Recommendation #1: Insulated conductors supplying power to this equipment should be enclosed in accordance with the manufacturer’s recommendations to assure proper protection for anyone working near these conductors.
Discussion: The treater wire from the transformer to the upper treater bar and the jumper from the upper treater bar to the lower treater bar were insulated, but were not enclosed in 4″ grounded aluminum conduit with acrylic supports inside the conduit (as required by the manufacturer). Additionally, the treater wire was not certified by the wire manufacturer for this application. The upper and lower treater bars should be partially enclosed to prevent personnel from coming in contact with the high voltage. A commonly used practice is to enclose the bars in a 3″ PVC tube with the ends capped. (The requirement to enclose the treater bar was addressed at the time of the FACE field evaluation.) The employer did not have an owner’s manual for the equipment and the equipment was not installed in accordance with the manufacturer’s specifications.
Recommendation #2: The company should develop and implement a comprehensive occupational safety program.
Discussion: Employee safety is a primary responsibility of employers. In order to carry out this responsibility, an employer should:
- Develop written company safety policies and procedures;
- Provide training in job procedures, including hazard identification;
- Correct recognized hazards;
- Conduct periodic inspections of the facility and evaluations of the safety program; these inspections/evaluations should be performed by qualified safety personnel;
- Encourage employees to identify and report all hazardous conditions and accidents, including close calls; action should be taken to correct those conditions determined hazardous.
Numerous safety problems were observed during the site visit. This suggests that a comprehensive safety program is needed. Field evaluators received several reports that employees were routinely “tingled” (shocked) when they contacted conductors, but management had taken no action to resolve these problems.
Recommendation #3: After making adjustments/modifications to equipment or processes, maintenance personnel should test the equipment to assure that the equipment is operating safely before placing the equipment back into service.
Discussion: Maintenance personnel apparently did not verify that the equipment was operating properly prior to placing it back in service. Although it is doubtful that the installation of the bonding strap played a major role in this fatality, testing of equipment prior to its being placed back in service is a good work practice.

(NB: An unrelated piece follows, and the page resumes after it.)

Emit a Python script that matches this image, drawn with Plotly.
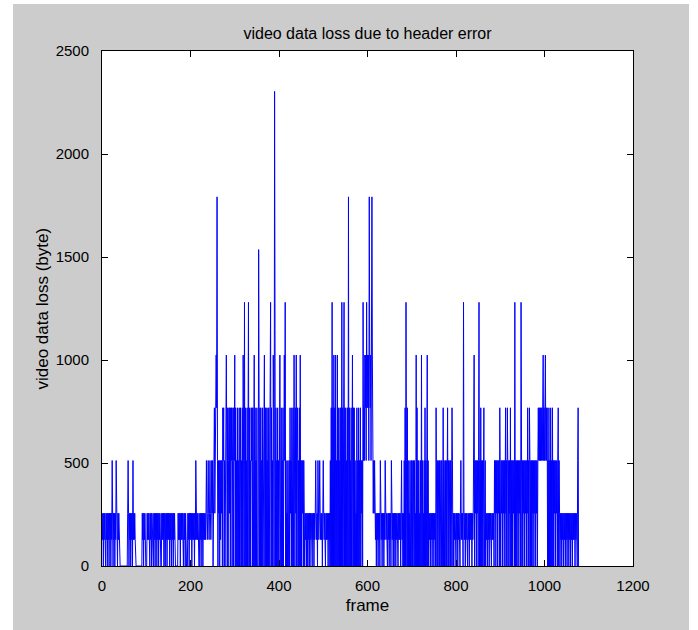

Recommendation #4: Personnel should be adequately trained and equipped to install, operate, maintain, and repair plastic extrusion and corona treater equipment.
Discussion: Corona treater equipment requires the use of high voltage electricity. Maintenance personnel and machine operators require a certain level of expertise to install, maintain, repair, and operate this equipment. The manufacturer suggests that specific pieces of test equipment be available for these functions. The employer should provide test equipment and should insure that personnel are trained properly concerning the maintenance and use of this equipment.